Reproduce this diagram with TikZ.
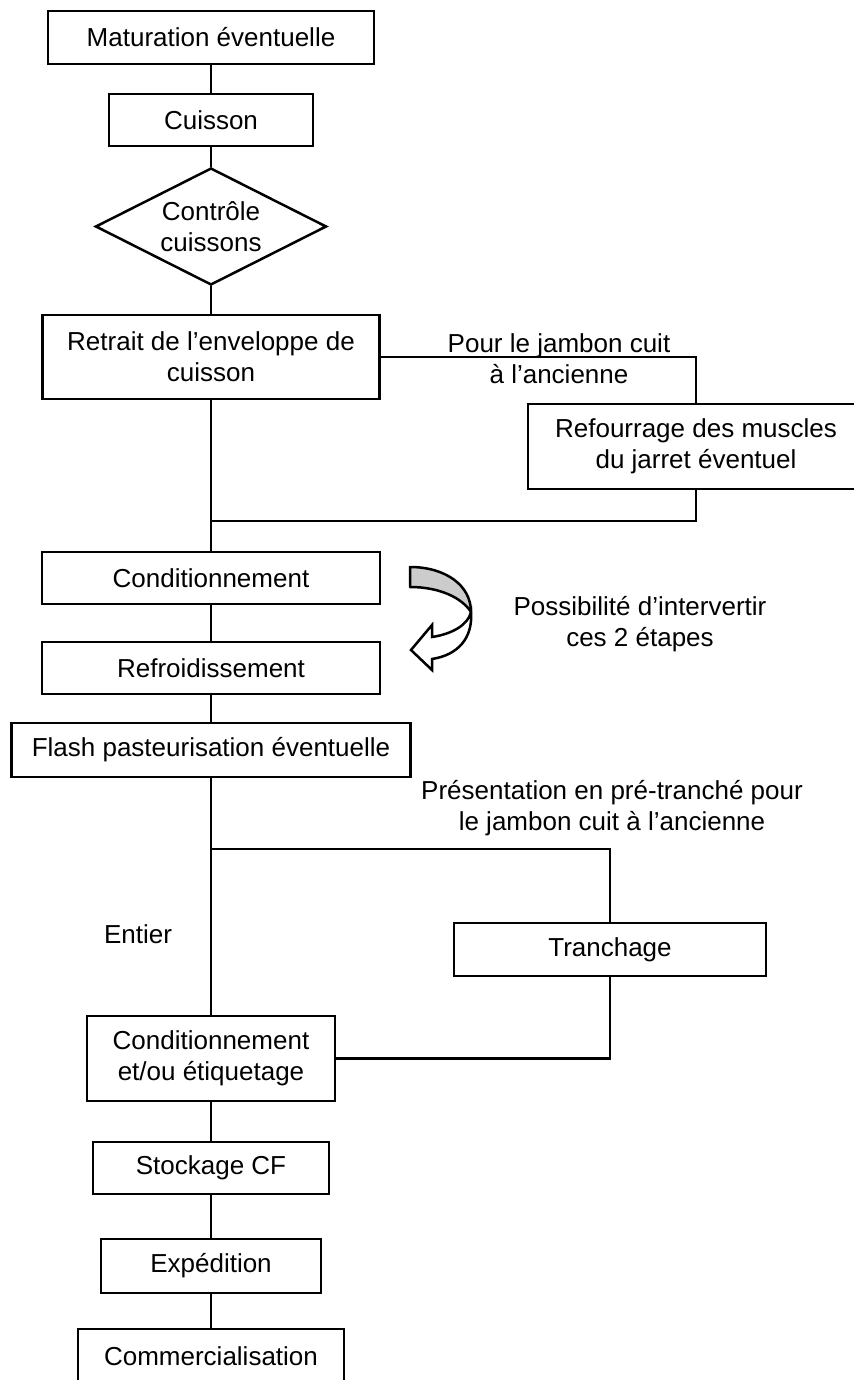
\documentclass[tikz,border=0pt]{standalone}
\usepackage{fontspec}
\setmainfont{Liberation Sans}
\usetikzlibrary{shapes.geometric}
\definecolor{arrowgray}{RGB}{204,204,204}
\tikzset{
  every node/.style={font=\fontsize{13}{15.5}\selectfont},
  stepbox/.style={draw, line width=1.25pt, rectangle, inner sep=0pt, align=center},
  decision/.style={draw, line width=1.25pt, diamond, inner sep=0pt, aspect=2, align=center},
  conn/.style={line width=1.25pt},
  lbl/.style={align=center, inner sep=0pt}
}
\begin{document}
\begin{tikzpicture}[x=0.5pt, y=-0.5pt]
\path[use as bounding box] (0,0) rectangle (854,1380);
\clip (0,0) rectangle (854,1380);
\fill[white] (0,0) rectangle (854,1380);

% main column
\node[stepbox, minimum width=163pt, minimum height=26.5pt] (mat) at (211,37.5) {Maturation éventuelle};
\node[stepbox, minimum width=102pt, minimum height=26pt] (cui) at (211,120) {Cuisson};
\node[decision, minimum width=115.5pt, minimum height=58.5pt] (dia) at (211,226.5) {Contrôle\\cuissons};
\node[stepbox, minimum width=168.5pt, minimum height=42pt] (ret) at (211,357) {Retrait de l’enveloppe de\\cuisson};
\node[stepbox, minimum width=168pt, minimum height=42.5pt] (ref) at (696,446.5) {Refourrage des muscles\\du jarret éventuel};
\node[stepbox, minimum width=169pt, minimum height=26pt] (cond) at (211,578) {Conditionnement};
\node[stepbox, minimum width=169pt, minimum height=26pt] (refr) at (211,668) {Refroidissement};
\node[stepbox, minimum width=199.5pt, minimum height=27pt] (flash) at (211,750) {Flash pasteurisation éventuelle};
\node[stepbox, minimum width=156pt, minimum height=26.5pt] (tran) at (610,949.5) {Tranchage};
\node[stepbox, minimum width=124pt, minimum height=42.5pt] (condet) at (211,1058.5) {Conditionnement\\et/ou étiquetage};
\node[stepbox, minimum width=118pt, minimum height=26pt] (stock) at (211,1168) {Stockage CF};
\node[stepbox, minimum width=110pt, minimum height=27pt] (exp) at (211,1266) {Expédition};
\node[stepbox, minimum width=133pt, minimum height=27pt] (com) at (211,1356) {Commercialisation};

% junctions
\coordinate (j1) at (211,521);
\coordinate (j2) at (211,849);

% connectors
\draw[conn] (mat.south) -- (cui.north);
\draw[conn] (cui.south) -- (dia.north);
\draw[conn] (dia.south) -- (ret.north);
\draw[conn] (ret.east) -| (ref.north);
\draw[conn] (ret.south) -- (cond.north);
\draw[conn] (ref.south) |- (j1);
\draw[conn] (cond.south) -- (refr.north);
\draw[conn] (refr.south) -- (flash.north);
\draw[conn] (flash.south) -- (condet.north);
\draw[conn] (j2) -| (tran.north);
\draw[conn] (tran.south) |- (condet.east);
\draw[conn] (condet.south) -- (stock.north);
\draw[conn] (stock.south) -- (exp.north);
\draw[conn] (exp.south) -- (com.north);

% labels
\node[lbl] (l1) at (559,358.5) {Pour le jambon cuit\\à l’ancienne};
\node[lbl] (l2) at (612,808) {Présentation en pré-tranché pour\\le jambon cuit à l’ancienne};
\node[lbl] (l3) at (138,934) {Entier};
\node[lbl] (l4) at (640,624.5) {Possibilité d’intervertir\\ces 2 étapes};

% curved swap arrow
\draw[line width=1.25pt, fill=arrowgray, line join=round]
  (410,567) .. controls (445,567) and (471,585) .. (471,612)
  .. controls (462,598) and (440,587) .. (410,587) -- cycle;
\draw[line width=1.25pt, fill=white, line join=miter]
  (471,612) .. controls (468,625) and (452,634) .. (432,637)
  -- (432,625) -- (411,650) -- (432,670) -- (432,659)
  .. controls (458,655) and (473,638) .. (471,612) -- cycle;
\end{tikzpicture}
\end{document}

#####

REQUIRED TASK:
Copy all the data exactly as written, but skip any picture.

RESULT:
Reproduce this diagram with TikZ.
\documentclass[tikz,border=0pt]{standalone}
\usepackage{fontspec}
\setmainfont{Liberation Sans}
\usetikzlibrary{shapes.geometric}
\definecolor{arrowgray}{RGB}{204,204,204}
\tikzset{
  every node/.style={font=\fontsize{13}{15.5}\selectfont},
  stepbox/.style={draw, line width=1.25pt, rectangle, inner sep=0pt, align=center},
  decision/.style={draw, line width=1.25pt, diamond, inner sep=0pt, aspect=2, align=center},
  conn/.style={line width=1.25pt},
  lbl/.style={align=center, inner sep=0pt}
}
\begin{document}
\begin{tikzpicture}[x=0.5pt, y=-0.5pt]
\path[use as bounding box] (0,0) rectangle (854,1380);
\clip (0,0) rectangle (854,1380);
\fill[white] (0,0) rectangle (854,1380);

% main column
\node[stepbox, minimum width=163pt, minimum height=26.5pt] (mat) at (211,37.5) {Maturation éventuelle};
\node[stepbox, minimum width=102pt, minimum height=26pt] (cui) at (211,120) {Cuisson};
\node[decision, minimum width=115.5pt, minimum height=58.5pt] (dia) at (211,226.5) {Contrôle\\cuissons};
\node[stepbox, minimum width=168.5pt, minimum height=42pt] (ret) at (211,357) {Retrait de l’enveloppe de\\cuisson};
\node[stepbox, minimum width=168pt, minimum height=42.5pt] (ref) at (696,446.5) {Refourrage des muscles\\du jarret éventuel};
\node[stepbox, minimum width=169pt, minimum height=26pt] (cond) at (211,578) {Conditionnement};
\node[stepbox, minimum width=169pt, minimum height=26pt] (refr) at (211,668) {Refroidissement};
\node[stepbox, minimum width=199.5pt, minimum height=27pt] (flash) at (211,750) {Flash pasteurisation éventuelle};
\node[stepbox, minimum width=156pt, minimum height=26.5pt] (tran) at (610,949.5) {Tranchage};
\node[stepbox, minimum width=124pt, minimum height=42.5pt] (condet) at (211,1058.5) {Conditionnement\\et/ou étiquetage};
\node[stepbox, minimum width=118pt, minimum height=26pt] (stock) at (211,1168) {Stockage CF};
\node[stepbox, minimum width=110pt, minimum height=27pt] (exp) at (211,1266) {Expédition};
\node[stepbox, minimum width=133pt, minimum height=27pt] (com) at (211,1356) {Commercialisation};

% junctions
\coordinate (j1) at (211,521);
\coordinate (j2) at (211,849);

% connectors
\draw[conn] (mat.south) -- (cui.north);
\draw[conn] (cui.south) -- (dia.north);
\draw[conn] (dia.south) -- (ret.north);
\draw[conn] (ret.east) -| (ref.north);
\draw[conn] (ret.south) -- (cond.north);
\draw[conn] (ref.south) |- (j1);
\draw[conn] (cond.south) -- (refr.north);
\draw[conn] (refr.south) -- (flash.north);
\draw[conn] (flash.south) -- (condet.north);
\draw[conn] (j2) -| (tran.north);
\draw[conn] (tran.south) |- (condet.east);
\draw[conn] (condet.south) -- (stock.north);
\draw[conn] (stock.south) -- (exp.north);
\draw[conn] (exp.south) -- (com.north);

% labels
\node[lbl] (l1) at (559,358.5) {Pour le jambon cuit\\à l’ancienne};
\node[lbl] (l2) at (612,808) {Présentation en pré-tranché pour\\le jambon cuit à l’ancienne};
\node[lbl] (l3) at (138,934) {Entier};
\node[lbl] (l4) at (640,624.5) {Possibilité d’intervertir\\ces 2 étapes};

% curved swap arrow
\draw[line width=1.25pt, fill=arrowgray, line join=round]
  (410,567) .. controls (445,567) and (471,585) .. (471,612)
  .. controls (462,598) and (440,587) .. (410,587) -- cycle;
\draw[line width=1.25pt, fill=white, line join=miter]
  (471,612) .. controls (468,625) and (452,634) .. (432,637)
  -- (432,625) -- (411,650) -- (432,670) -- (432,659)
  .. controls (458,655) and (473,638) .. (471,612) -- cycle;
\end{tikzpicture}
\end{document}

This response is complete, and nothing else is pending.